Cobb: Narrative of American oil self-sufficiency ‘is about to take a big hit’

Kurt Cobb, who writes about energy and the environment, has a piece in The Christian Science Monitor about how OPEC is targeting the U.S. shale-oil “revolution.’

Cobb says it was folly for some proponents of U.S. drilling to think that oil would remain above $100 a barrel indefinitely. At $70, U.S. operations aren’t profitable enough to remain at that output level.

Cobb begins:

To paraphrase Mark Twain: Rumors of OPEC’s demise have been greatly exaggerated.

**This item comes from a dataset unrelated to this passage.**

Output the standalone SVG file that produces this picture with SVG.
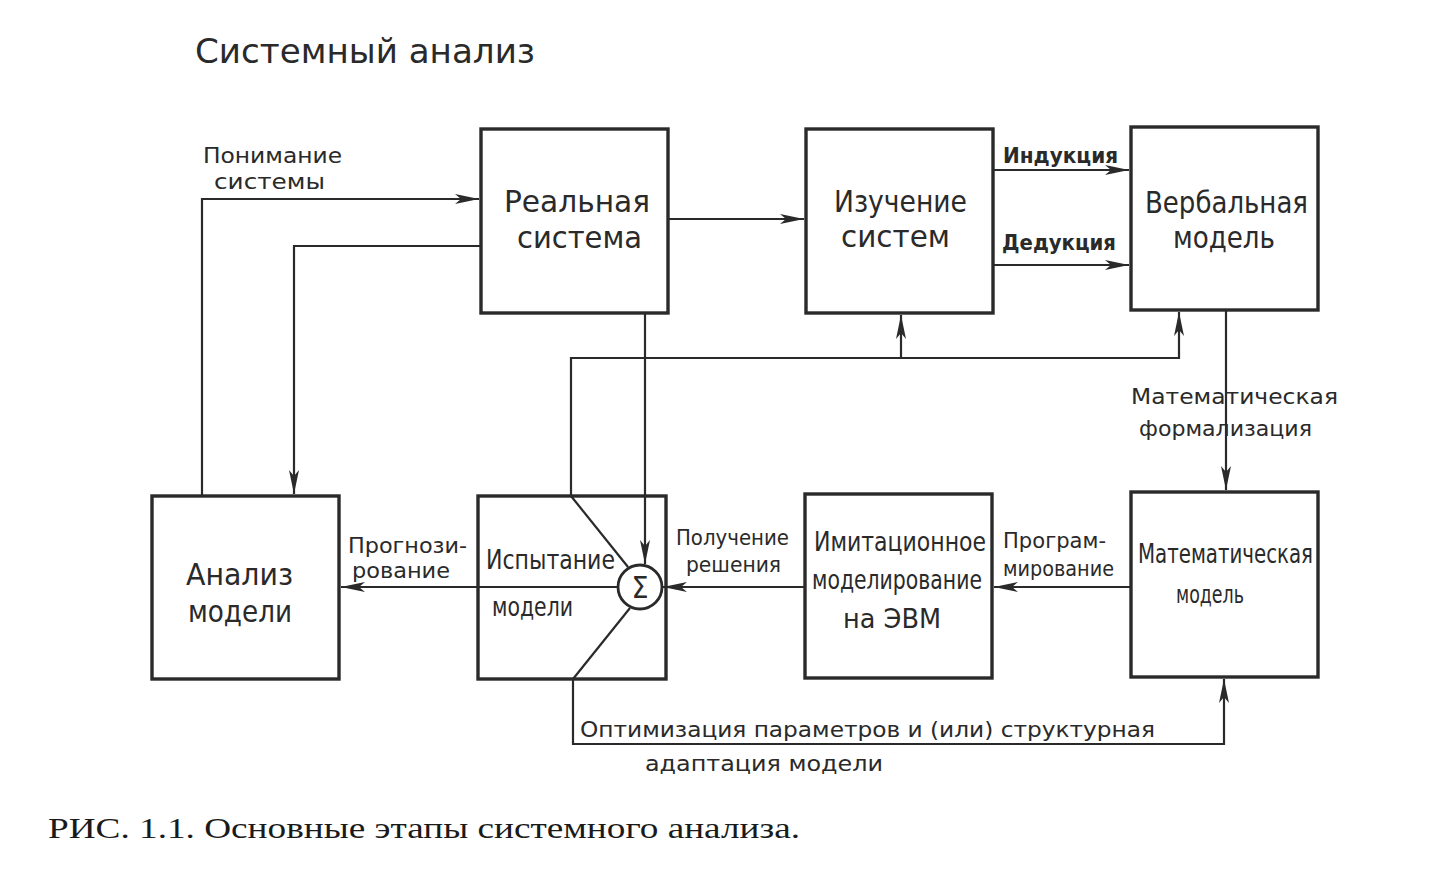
<svg xmlns="http://www.w3.org/2000/svg" width="1440" height="870" viewBox="0 0 1440 870">
<style>
.box{fill:none;stroke:#2a2a2a;stroke-width:3.4}
.ln{fill:none;stroke:#2a2a2a;stroke-width:2.2}
.t{font-family:"DejaVu Sans Condensed","DejaVu Sans","Liberation Sans",sans-serif;fill:#2a2a2a;font-stretch:condensed}
.big{font-size:31px}
.mid{font-size:27px}
.sm{font-size:22px}
.cap{font-family:"Liberation Serif","Times New Roman",serif;font-size:30px;fill:#1a1a1a}
</style>
<defs>
<marker id="ar" viewBox="0 0 24 12" refX="24" refY="6" markerWidth="24" markerHeight="12" markerUnits="userSpaceOnUse" orient="auto">
<path d="M0,1 L24,6 L0,11 L6,6 Z" fill="#2a2a2a"/>
</marker>
</defs>
<rect width="1440" height="870" fill="#ffffff"/>
<text class="t" x="195" y="63" font-size="34" textLength="340" lengthAdjust="spacingAndGlyphs">Системный  анализ</text>

<g id="connectors">
<polyline class="ln" points="202,496 202,199 479,199" marker-end="url(#ar)"/>
<polyline class="ln" points="481,246 294,246 294,494" marker-end="url(#ar)"/>
<line class="ln" x1="668" y1="219" x2="804" y2="219" marker-end="url(#ar)"/>
<line class="ln" x1="993" y1="170" x2="1129" y2="170" marker-end="url(#ar)" stroke-width="2.8"/>
<line class="ln" x1="993" y1="265" x2="1129" y2="265" marker-end="url(#ar)" stroke-width="2.8"/>
<line class="ln" x1="1226" y1="310" x2="1226" y2="490" marker-end="url(#ar)"/>
<line class="ln" x1="645" y1="313" x2="645" y2="564" marker-end="url(#ar)"/>
<polyline class="ln" points="571,496 571,358 1179,358 1179,312" marker-end="url(#ar)"/>
<line class="ln" x1="901" y1="358" x2="901" y2="315" marker-end="url(#ar)"/>
<line class="ln" x1="1131" y1="587" x2="994" y2="587" marker-end="url(#ar)"/>
<line class="ln" x1="805" y1="587" x2="663" y2="587" marker-end="url(#ar)"/>
<line class="ln" x1="618" y1="587" x2="341" y2="587" marker-end="url(#ar)"/>
<polyline class="ln" points="573,679 573,744 1224,744 1224,679" marker-end="url(#ar)"/>
<line class="ln" x1="571" y1="496" x2="628" y2="567"/>
<line class="ln" x1="630" y1="608" x2="573" y2="679"/>
</g>

<g id="real-system">
<rect class="box" x="481" y="129" width="187" height="184"/>
<text class="t big" x="504" y="212" textLength="146" lengthAdjust="spacingAndGlyphs">Реальная</text>
<text class="t big" x="517" y="248" textLength="125" lengthAdjust="spacingAndGlyphs">система</text>
</g>
<g id="study">
<rect class="box" x="806" y="129" width="187" height="184"/>
<text class="t big" x="834" y="212" textLength="133" lengthAdjust="spacingAndGlyphs">Изучение</text>
<text class="t big" x="841" y="247" textLength="109" lengthAdjust="spacingAndGlyphs">систем</text>
</g>
<g id="verbal">
<rect class="box" x="1131" y="127" width="187" height="183"/>
<text class="t big" x="1145" y="213" textLength="163" lengthAdjust="spacingAndGlyphs">Вербальная</text>
<text class="t big" x="1173" y="248" textLength="102" lengthAdjust="spacingAndGlyphs">модель</text>
</g>
<g id="analysis">
<rect class="box" x="152" y="496" width="187" height="183"/>
<text class="t big" x="186" y="585" textLength="107" lengthAdjust="spacingAndGlyphs">Анализ</text>
<text class="t big" x="188" y="622" textLength="104" lengthAdjust="spacingAndGlyphs">модели</text>
</g>
<g id="testing">
<rect class="box" x="478" y="496" width="188" height="183"/>
<text class="t mid" x="486" y="569" textLength="129" lengthAdjust="spacingAndGlyphs">Испытание</text>
<text class="t mid" x="492" y="616" textLength="81" lengthAdjust="spacingAndGlyphs">модели</text>
<circle cx="640" cy="587" r="22" fill="#ffffff" stroke="#2a2a2a" stroke-width="2.8"/>
<text class="t" x="640" y="598" font-size="30" text-anchor="middle">Σ</text>
</g>
<g id="simulation">
<rect class="box" x="805" y="494" width="187" height="184"/>
<text class="t mid" x="814" y="551" textLength="172" lengthAdjust="spacingAndGlyphs">Имитационное</text>
<text class="t mid" x="812" y="589" textLength="170" lengthAdjust="spacingAndGlyphs">моделирование</text>
<text class="t mid" x="843" y="628" textLength="98" lengthAdjust="spacingAndGlyphs">на ЭВМ</text>
</g>
<g id="math-model">
<rect class="box" x="1131" y="492" width="187" height="185"/>
<text class="t" x="1138" y="563" font-size="26" textLength="175" lengthAdjust="spacingAndGlyphs">Математическая</text>
<text class="t" x="1176" y="603" font-size="25" textLength="68" lengthAdjust="spacingAndGlyphs">модель</text>
</g>

<g id="labels">
<text class="t sm" x="203" y="163" textLength="139" lengthAdjust="spacingAndGlyphs">Понимание</text>
<text class="t sm" x="214" y="189" textLength="111" lengthAdjust="spacingAndGlyphs">системы</text>
<text class="t sm" x="1003" y="163" font-weight="bold" textLength="115" lengthAdjust="spacingAndGlyphs">Индукция</text>
<text class="t sm" x="1002" y="250" font-weight="bold" textLength="114" lengthAdjust="spacingAndGlyphs">Дедукция</text>
<text class="t sm" x="1131" y="404" textLength="207" lengthAdjust="spacingAndGlyphs">Математическая</text>
<text class="t sm" x="1139" y="436" textLength="173" lengthAdjust="spacingAndGlyphs">формализация</text>
<text class="t sm" x="348" y="553" textLength="119" lengthAdjust="spacingAndGlyphs">Прогнози-</text>
<text class="t sm" x="352" y="578" textLength="98" lengthAdjust="spacingAndGlyphs">рование</text>
<text class="t sm" x="676" y="545" textLength="113" lengthAdjust="spacingAndGlyphs">Получение</text>
<text class="t sm" x="686" y="572" textLength="95" lengthAdjust="spacingAndGlyphs">решения</text>
<text class="t sm" x="1003" y="548" textLength="103" lengthAdjust="spacingAndGlyphs">Програм-</text>
<text class="t sm" x="1003" y="576" textLength="111" lengthAdjust="spacingAndGlyphs">мирование</text>
<text class="t sm" x="580" y="737" textLength="575" lengthAdjust="spacingAndGlyphs">Оптимизация  параметров  и (или)  структурная</text>
<text class="t sm" x="645" y="771" textLength="238" lengthAdjust="spacingAndGlyphs">адаптация  модели</text>
</g>

<text class="cap" x="48" y="838" textLength="752" lengthAdjust="spacingAndGlyphs">РИС. 1.1. Основные этапы системного анализа.</text>
</svg>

Breathless coverage of the rise in U.S. oil production in the last few years has led some to declare that OPEC’s power in the oil market is now becoming irrelevant as America supposedly moves toward energy independence. This coverage, however, has obscured the fact that almost all of that rise in production has come in the form of high-cost tight oil found in deep shale deposits.

The rather silly assumption was that oil prices would continue to hover above $100 per barrel indefinitely, making the exploitation of that tight oil profitable indefinitely. Anyone who understood the economics of this type of production and the dynamics of the oil market knew better. And now, the overhyped narrative of American oil self-sufficiency is about to take a big hit.

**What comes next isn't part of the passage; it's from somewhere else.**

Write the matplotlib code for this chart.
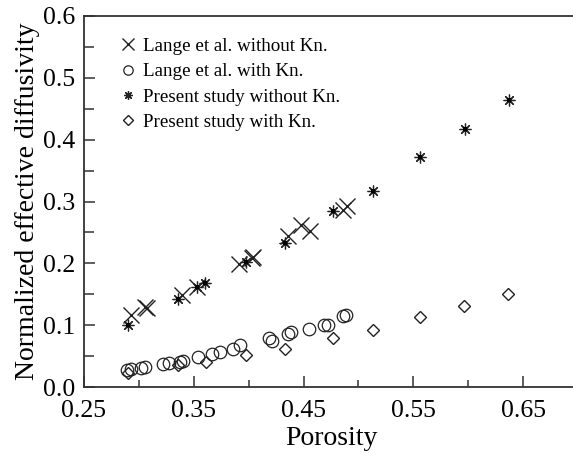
import matplotlib
matplotlib.use("Agg")
import matplotlib.pyplot as plt
from matplotlib.ticker import MultipleLocator, FormatStrFormatter

plt.rcParams['font.family'] = ['Liberation Serif', 'DejaVu Serif']
plt.rcParams['mathtext.fontset'] = 'stix'

# Lange et al. without Kn (crosses)
lange_nokn_x = [0.293, 0.306, 0.307, 0.339, 0.353, 0.391, 0.403, 0.404, 0.436, 0.448, 0.456, 0.486, 0.490]
lange_nokn_y = [0.116, 0.130, 0.128, 0.148, 0.162, 0.199, 0.209, 0.211, 0.244, 0.262, 0.253, 0.286, 0.292]

# Lange et al. with Kn (circles)
lange_kn_x = [0.2895, 0.2925, 0.3016, 0.306, 0.322, 0.327, 0.3374, 0.3404, 0.354, 0.3668, 0.3738,
              0.386, 0.392, 0.4188, 0.421, 0.4355, 0.4385, 0.455, 0.4689, 0.4725, 0.4855, 0.489]
lange_kn_y = [0.027, 0.029, 0.031, 0.033, 0.038, 0.039, 0.041, 0.0425, 0.049, 0.054, 0.056,
              0.062, 0.068, 0.0785, 0.0747, 0.0865, 0.0892, 0.0946, 0.101, 0.100, 0.1145, 0.117]

# Present study without Kn (asterisks)
present_nokn_x = [0.290, 0.336, 0.353, 0.360, 0.398, 0.433, 0.477, 0.513, 0.556, 0.597, 0.637]
present_nokn_y = [0.100, 0.143, 0.162, 0.168, 0.202, 0.233, 0.284, 0.317, 0.372, 0.417, 0.464]

# Present study with Kn (diamonds)
present_kn_x = [0.290, 0.336, 0.361, 0.398, 0.433, 0.477, 0.513, 0.556, 0.596, 0.636]
present_kn_y = [0.023, 0.0355, 0.041, 0.0516, 0.0613, 0.0796, 0.092, 0.1124, 0.1306, 0.151]

labels = ["Lange et al. without Kn.", "Lange et al. with Kn.",
          "Present study without Kn.", "Present study with Kn."]

fig = plt.figure(figsize=(5.73, 4.53), dpi=100)
ax = fig.add_axes([84/573, 66/453, (578-84)/573, (387-16)/453])

c = '#222222'
ax.plot(lange_nokn_x, lange_nokn_y, linestyle='none', marker='x', ms=11, mew=1.0,
        color=c, label=labels[0])
ax.plot(lange_kn_x, lange_kn_y, linestyle='none', marker='o', ms=9, mew=0.9,
        mfc='none', mec=c, label=labels[1])
ax.plot(present_nokn_x, present_nokn_y, linestyle='none', marker=(8, 2, 0), ms=8.5, mew=0.9,
        color=c, label=labels[2])
ax.plot(present_nokn_x, present_nokn_y, linestyle='none', marker='s', ms=2.5, mew=0,
        color='black')
ax.plot(present_kn_x, present_kn_y, linestyle='none', marker='D', ms=6.5, mew=1.0,
        mfc='none', mec=c, label=labels[3])

ax.set_xlim(0.25, 0.70)
ax.set_ylim(0.0, 0.6)
ax.set_xticks([0.25, 0.35, 0.45, 0.55, 0.65])
ax.xaxis.set_minor_locator(MultipleLocator(0.05))
ax.yaxis.set_major_locator(MultipleLocator(0.1))
ax.yaxis.set_minor_locator(MultipleLocator(0.05))
ax.xaxis.set_major_formatter(FormatStrFormatter('%.2f'))
ax.yaxis.set_major_formatter(FormatStrFormatter('%.1f'))

ax.tick_params(axis='both', which='major', direction='in', length=8, width=1.1,
               labelsize=18.5, color='#333333')
ax.tick_params(axis='x', which='major', pad=9.5)
ax.tick_params(axis='y', which='major', pad=6.5)
ax.tick_params(axis='both', which='minor', direction='in', length=5, width=1.1,
               color='#333333')
ax.tick_params(axis='y', which='minor', length=7)
ax.tick_params(top=False, right=False, which='both')

for s in ['left', 'bottom', 'top']:
    ax.spines[s].set_linewidth(1.3)
    ax.spines[s].set_color('#333333')
ax.spines['right'].set_visible(False)

ax.set_xlabel('Porosity', fontsize=20, labelpad=3)
ax.set_ylabel('Normalized effective diffusivity', fontsize=20, labelpad=2)

leg = ax.legend(loc='upper left', bbox_to_anchor=(0.06, 0.962), frameon=False,
                fontsize=13.7, handlelength=0.7, handletextpad=0.45, labelspacing=0.42,
                markerscale=0.75, borderaxespad=0)

fig.savefig('out.png', dpi=100)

Pickens: We’re still ‘dangerously dependent’ on OPEC

Politico gathered some of the nation’s most influential players in the energy and national-security realms to discuss what we should do next about the sudden drop in global oil prices the past four months.

Among the heavy hitters are Amy Myers Jaffe, executive director of energy and sustainability at UC Davis (and a star of PUMP, the movie); environmentalist Bill McKibben; and geopolitical expert Ian Bremmer. But possibly the starkest commentary comes from magnate T. Boone Pickens, founder and chair of BP Capital. His entry in the roundtable is called “A False Sense of Energy Security,” and here’s an excerpt:

The key for America is that we shouldn’t let ourselves get distracted by falling oil prices when there is much more at stake. For decades, our dependence on OPEC oil has dictated our national security decisions and tied us up in the Middle East at an incredible price. We’ve spent more than $5 trillion and thousands of American soldiers have died securing Middle East oil. … it is critical that we not let ourselves lose sight of the problem and continue expanding American energy production. We have OPEC on the run, but we are still dangerously dependent. We have the domestic resources, but we need to demand that Washington get serious about a national energy plan that takes the real costs of energy into account. We cannot get sidetracked by a false sense of enhanced energy security and lower gasoline prices.